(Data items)
+++++
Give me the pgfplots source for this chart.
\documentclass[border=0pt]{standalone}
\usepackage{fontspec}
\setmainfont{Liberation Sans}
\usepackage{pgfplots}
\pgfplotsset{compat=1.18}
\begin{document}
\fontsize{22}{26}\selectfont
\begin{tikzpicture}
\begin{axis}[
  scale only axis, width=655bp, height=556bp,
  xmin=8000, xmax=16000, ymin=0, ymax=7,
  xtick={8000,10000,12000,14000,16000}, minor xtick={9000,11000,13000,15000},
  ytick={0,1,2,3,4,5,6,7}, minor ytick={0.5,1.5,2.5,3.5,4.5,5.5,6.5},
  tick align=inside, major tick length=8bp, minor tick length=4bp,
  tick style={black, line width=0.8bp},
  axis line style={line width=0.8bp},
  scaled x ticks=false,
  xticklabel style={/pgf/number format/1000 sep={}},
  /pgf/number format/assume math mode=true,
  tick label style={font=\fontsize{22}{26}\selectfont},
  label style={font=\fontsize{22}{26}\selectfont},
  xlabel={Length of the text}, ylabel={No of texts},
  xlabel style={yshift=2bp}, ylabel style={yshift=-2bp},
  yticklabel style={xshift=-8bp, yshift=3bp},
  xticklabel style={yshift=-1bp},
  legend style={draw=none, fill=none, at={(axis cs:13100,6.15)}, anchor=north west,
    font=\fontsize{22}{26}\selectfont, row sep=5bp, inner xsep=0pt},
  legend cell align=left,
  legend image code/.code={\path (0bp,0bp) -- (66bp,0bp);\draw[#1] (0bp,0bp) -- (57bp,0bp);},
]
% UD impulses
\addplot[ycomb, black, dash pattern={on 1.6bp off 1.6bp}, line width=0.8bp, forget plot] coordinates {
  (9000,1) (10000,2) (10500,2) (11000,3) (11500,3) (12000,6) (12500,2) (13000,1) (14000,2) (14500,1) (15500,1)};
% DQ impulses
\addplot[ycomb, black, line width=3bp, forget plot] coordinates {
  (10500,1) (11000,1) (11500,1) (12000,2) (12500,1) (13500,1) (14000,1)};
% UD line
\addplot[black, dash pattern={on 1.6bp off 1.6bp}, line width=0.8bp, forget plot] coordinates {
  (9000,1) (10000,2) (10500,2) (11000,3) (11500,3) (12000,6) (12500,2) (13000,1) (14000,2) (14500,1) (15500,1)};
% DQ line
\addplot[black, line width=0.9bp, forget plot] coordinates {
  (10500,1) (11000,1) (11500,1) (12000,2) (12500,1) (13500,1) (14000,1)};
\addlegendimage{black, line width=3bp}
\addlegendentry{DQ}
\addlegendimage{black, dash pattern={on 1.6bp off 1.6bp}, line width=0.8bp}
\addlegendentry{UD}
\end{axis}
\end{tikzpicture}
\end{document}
+++++
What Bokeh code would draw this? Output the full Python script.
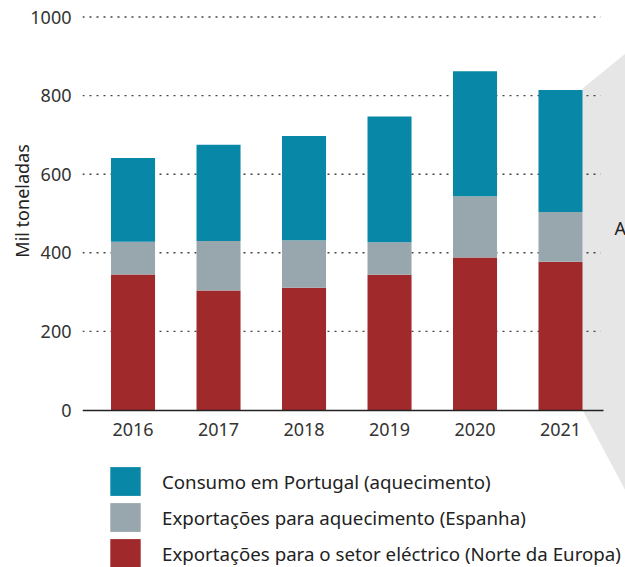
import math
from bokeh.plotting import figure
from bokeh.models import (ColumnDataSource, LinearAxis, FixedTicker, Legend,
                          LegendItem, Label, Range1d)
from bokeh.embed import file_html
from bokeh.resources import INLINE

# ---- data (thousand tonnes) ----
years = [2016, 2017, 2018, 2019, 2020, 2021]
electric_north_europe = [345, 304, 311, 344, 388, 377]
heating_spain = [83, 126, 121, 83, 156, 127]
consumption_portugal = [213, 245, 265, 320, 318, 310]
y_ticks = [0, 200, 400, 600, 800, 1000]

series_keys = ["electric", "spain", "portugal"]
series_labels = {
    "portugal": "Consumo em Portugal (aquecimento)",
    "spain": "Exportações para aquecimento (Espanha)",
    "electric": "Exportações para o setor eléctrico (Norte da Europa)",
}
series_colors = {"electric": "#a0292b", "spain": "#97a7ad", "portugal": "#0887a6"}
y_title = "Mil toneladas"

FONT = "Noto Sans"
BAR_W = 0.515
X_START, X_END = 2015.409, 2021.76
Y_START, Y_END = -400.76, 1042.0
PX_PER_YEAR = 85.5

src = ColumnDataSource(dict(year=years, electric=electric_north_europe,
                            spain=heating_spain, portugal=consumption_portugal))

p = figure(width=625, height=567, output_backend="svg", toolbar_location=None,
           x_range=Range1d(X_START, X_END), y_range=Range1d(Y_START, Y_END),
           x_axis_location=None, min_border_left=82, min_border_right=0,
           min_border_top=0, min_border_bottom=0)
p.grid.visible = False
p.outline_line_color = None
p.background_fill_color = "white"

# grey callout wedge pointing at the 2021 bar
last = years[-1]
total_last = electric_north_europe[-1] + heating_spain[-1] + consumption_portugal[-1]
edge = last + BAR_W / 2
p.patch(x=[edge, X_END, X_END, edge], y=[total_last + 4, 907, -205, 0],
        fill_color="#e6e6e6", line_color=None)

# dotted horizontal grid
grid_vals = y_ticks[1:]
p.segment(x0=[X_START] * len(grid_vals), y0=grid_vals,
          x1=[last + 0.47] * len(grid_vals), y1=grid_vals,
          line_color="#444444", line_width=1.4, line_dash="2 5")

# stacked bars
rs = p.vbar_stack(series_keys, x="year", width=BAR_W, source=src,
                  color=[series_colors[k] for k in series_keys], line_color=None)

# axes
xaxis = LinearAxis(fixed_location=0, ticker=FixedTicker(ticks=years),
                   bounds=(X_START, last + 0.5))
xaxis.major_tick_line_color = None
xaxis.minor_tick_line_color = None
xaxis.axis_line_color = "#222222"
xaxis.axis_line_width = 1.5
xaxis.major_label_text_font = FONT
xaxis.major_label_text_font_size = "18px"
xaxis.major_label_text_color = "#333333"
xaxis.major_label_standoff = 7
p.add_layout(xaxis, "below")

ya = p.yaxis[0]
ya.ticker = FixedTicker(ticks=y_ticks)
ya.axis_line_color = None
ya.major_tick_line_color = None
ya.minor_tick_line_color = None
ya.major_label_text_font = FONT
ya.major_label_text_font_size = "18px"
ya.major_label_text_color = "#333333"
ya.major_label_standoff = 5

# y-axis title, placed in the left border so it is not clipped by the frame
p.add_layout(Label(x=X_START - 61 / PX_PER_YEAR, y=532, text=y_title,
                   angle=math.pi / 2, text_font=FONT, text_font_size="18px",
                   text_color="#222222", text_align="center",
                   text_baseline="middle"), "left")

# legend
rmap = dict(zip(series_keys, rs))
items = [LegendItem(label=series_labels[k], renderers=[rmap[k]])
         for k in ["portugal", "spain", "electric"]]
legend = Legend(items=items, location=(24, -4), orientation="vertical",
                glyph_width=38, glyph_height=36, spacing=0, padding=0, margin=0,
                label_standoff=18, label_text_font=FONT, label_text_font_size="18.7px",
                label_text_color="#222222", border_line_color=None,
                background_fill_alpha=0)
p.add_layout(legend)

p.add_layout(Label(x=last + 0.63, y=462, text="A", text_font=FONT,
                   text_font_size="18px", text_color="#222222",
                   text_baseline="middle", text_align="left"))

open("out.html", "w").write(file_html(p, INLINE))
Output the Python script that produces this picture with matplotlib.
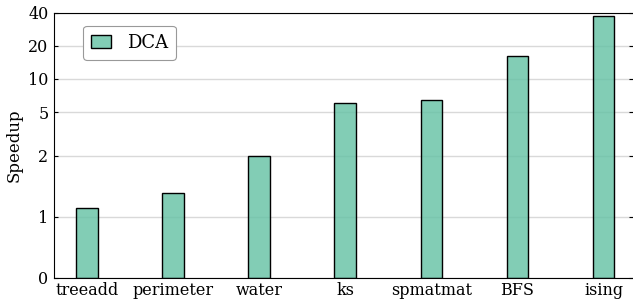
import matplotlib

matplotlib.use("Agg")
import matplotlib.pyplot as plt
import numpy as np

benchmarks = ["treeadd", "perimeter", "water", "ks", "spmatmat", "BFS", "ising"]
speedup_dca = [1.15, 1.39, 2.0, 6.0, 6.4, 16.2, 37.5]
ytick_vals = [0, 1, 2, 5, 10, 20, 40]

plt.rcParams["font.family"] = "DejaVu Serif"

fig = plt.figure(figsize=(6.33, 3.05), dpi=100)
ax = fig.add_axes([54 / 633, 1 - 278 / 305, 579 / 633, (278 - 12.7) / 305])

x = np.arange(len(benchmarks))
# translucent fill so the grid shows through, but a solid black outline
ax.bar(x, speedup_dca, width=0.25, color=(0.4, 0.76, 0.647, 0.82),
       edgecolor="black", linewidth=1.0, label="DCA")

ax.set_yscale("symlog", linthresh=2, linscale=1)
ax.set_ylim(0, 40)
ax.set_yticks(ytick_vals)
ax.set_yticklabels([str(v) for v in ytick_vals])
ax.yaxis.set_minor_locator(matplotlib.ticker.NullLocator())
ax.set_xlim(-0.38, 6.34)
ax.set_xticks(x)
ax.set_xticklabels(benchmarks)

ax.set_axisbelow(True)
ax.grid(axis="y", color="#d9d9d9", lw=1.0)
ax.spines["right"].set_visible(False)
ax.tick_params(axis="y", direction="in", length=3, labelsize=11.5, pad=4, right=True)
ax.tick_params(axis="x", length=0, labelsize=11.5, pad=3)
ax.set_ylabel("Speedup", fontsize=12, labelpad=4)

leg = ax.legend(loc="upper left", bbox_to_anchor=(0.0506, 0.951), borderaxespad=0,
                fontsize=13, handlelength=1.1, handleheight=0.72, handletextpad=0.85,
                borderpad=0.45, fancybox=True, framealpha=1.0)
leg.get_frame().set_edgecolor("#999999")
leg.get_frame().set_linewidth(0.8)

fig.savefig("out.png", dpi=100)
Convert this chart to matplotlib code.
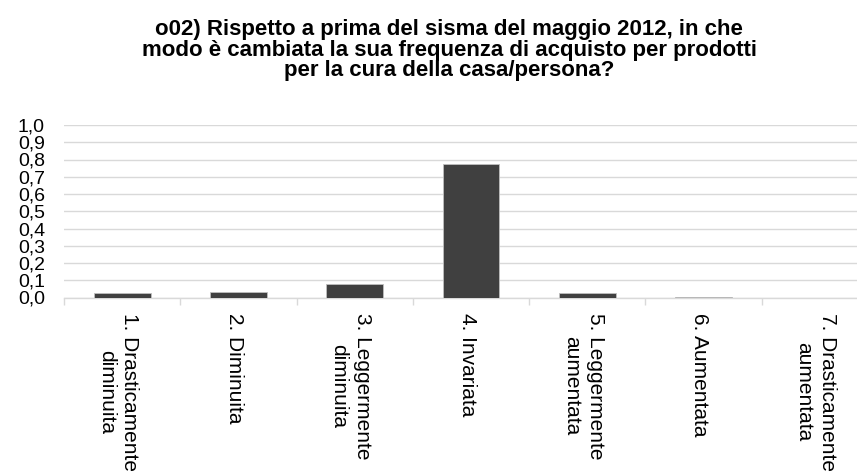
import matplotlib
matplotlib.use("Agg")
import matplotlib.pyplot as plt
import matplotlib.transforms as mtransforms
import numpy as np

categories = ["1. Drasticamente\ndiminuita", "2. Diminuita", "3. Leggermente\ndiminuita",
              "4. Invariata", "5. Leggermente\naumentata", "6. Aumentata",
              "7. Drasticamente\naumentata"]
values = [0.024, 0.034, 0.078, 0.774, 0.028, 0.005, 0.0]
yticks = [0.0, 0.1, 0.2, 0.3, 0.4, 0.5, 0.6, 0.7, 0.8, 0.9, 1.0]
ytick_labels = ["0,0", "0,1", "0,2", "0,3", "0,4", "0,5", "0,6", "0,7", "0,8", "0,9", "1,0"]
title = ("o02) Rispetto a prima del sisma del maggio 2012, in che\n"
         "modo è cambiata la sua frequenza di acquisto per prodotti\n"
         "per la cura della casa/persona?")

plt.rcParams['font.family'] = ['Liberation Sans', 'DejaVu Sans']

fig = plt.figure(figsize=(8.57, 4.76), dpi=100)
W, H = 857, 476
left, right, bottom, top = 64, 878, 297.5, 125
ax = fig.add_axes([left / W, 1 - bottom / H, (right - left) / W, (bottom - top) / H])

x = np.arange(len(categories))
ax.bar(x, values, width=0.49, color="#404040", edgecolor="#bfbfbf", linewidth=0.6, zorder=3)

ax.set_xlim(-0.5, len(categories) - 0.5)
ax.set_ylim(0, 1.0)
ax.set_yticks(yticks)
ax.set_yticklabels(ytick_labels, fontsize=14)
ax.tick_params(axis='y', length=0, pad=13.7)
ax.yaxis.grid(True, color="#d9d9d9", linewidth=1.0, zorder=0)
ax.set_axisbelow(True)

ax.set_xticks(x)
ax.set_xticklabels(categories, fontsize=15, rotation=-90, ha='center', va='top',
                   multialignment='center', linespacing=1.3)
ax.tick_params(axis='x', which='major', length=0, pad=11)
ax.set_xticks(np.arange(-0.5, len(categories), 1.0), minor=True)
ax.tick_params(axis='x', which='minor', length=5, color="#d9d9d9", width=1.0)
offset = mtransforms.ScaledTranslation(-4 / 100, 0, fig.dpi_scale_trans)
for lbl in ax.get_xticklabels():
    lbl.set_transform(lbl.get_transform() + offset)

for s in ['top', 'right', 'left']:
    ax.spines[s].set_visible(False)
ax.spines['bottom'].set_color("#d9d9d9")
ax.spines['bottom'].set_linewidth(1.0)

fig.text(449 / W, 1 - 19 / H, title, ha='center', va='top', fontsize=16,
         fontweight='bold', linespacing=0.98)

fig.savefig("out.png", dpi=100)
+++++
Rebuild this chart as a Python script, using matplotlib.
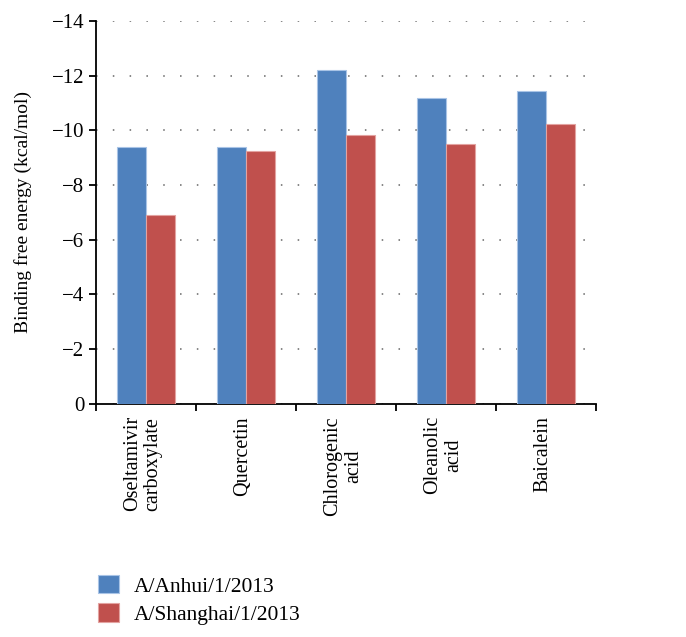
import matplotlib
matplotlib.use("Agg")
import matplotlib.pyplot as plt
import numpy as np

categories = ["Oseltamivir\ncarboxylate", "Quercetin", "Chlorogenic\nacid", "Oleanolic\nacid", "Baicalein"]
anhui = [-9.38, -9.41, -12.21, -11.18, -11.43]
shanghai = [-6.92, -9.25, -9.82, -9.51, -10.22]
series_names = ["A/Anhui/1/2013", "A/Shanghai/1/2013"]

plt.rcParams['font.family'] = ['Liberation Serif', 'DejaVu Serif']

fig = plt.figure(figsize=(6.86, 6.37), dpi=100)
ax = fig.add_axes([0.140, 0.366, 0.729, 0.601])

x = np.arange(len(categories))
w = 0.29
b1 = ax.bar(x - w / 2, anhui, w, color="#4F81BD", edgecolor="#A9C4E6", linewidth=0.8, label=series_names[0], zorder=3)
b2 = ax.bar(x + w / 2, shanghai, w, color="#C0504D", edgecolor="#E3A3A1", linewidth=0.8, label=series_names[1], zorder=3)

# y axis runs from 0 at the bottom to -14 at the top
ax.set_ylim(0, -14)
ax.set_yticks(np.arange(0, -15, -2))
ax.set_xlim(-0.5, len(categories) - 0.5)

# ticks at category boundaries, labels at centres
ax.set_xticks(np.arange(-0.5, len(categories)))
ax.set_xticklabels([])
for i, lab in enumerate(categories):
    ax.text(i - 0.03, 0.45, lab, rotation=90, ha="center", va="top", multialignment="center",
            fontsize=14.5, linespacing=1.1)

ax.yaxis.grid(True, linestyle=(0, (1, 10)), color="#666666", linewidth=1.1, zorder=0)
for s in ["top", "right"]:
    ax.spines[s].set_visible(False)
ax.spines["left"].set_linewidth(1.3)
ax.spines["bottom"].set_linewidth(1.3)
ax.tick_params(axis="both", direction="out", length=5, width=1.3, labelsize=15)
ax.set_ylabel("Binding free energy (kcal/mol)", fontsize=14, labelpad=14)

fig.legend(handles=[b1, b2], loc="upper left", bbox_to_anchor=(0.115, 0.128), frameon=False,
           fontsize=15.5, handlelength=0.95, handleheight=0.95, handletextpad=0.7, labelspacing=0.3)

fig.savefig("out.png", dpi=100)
+++++
The material above holds pictures; leave them out. Repeat exactly the lines from the one containing "Convert this chart to matplotlib code." through the one containing "la cura della", and nothing else.

Exercise solution:
Convert this chart to matplotlib code.
import matplotlib
matplotlib.use("Agg")
import matplotlib.pyplot as plt
import matplotlib.transforms as mtransforms
import numpy as np

categories = ["1. Drasticamente\ndiminuita", "2. Diminuita", "3. Leggermente\ndiminuita",
              "4. Invariata", "5. Leggermente\naumentata", "6. Aumentata",
              "7. Drasticamente\naumentata"]
values = [0.024, 0.034, 0.078, 0.774, 0.028, 0.005, 0.0]
yticks = [0.0, 0.1, 0.2, 0.3, 0.4, 0.5, 0.6, 0.7, 0.8, 0.9, 1.0]
ytick_labels = ["0,0", "0,1", "0,2", "0,3", "0,4", "0,5", "0,6", "0,7", "0,8", "0,9", "1,0"]
title = ("o02) Rispetto a prima del sisma del maggio 2012, in che\n"
         "modo è cambiata la sua frequenza di acquisto per prodotti\n"
         "per la cura della casa/persona?")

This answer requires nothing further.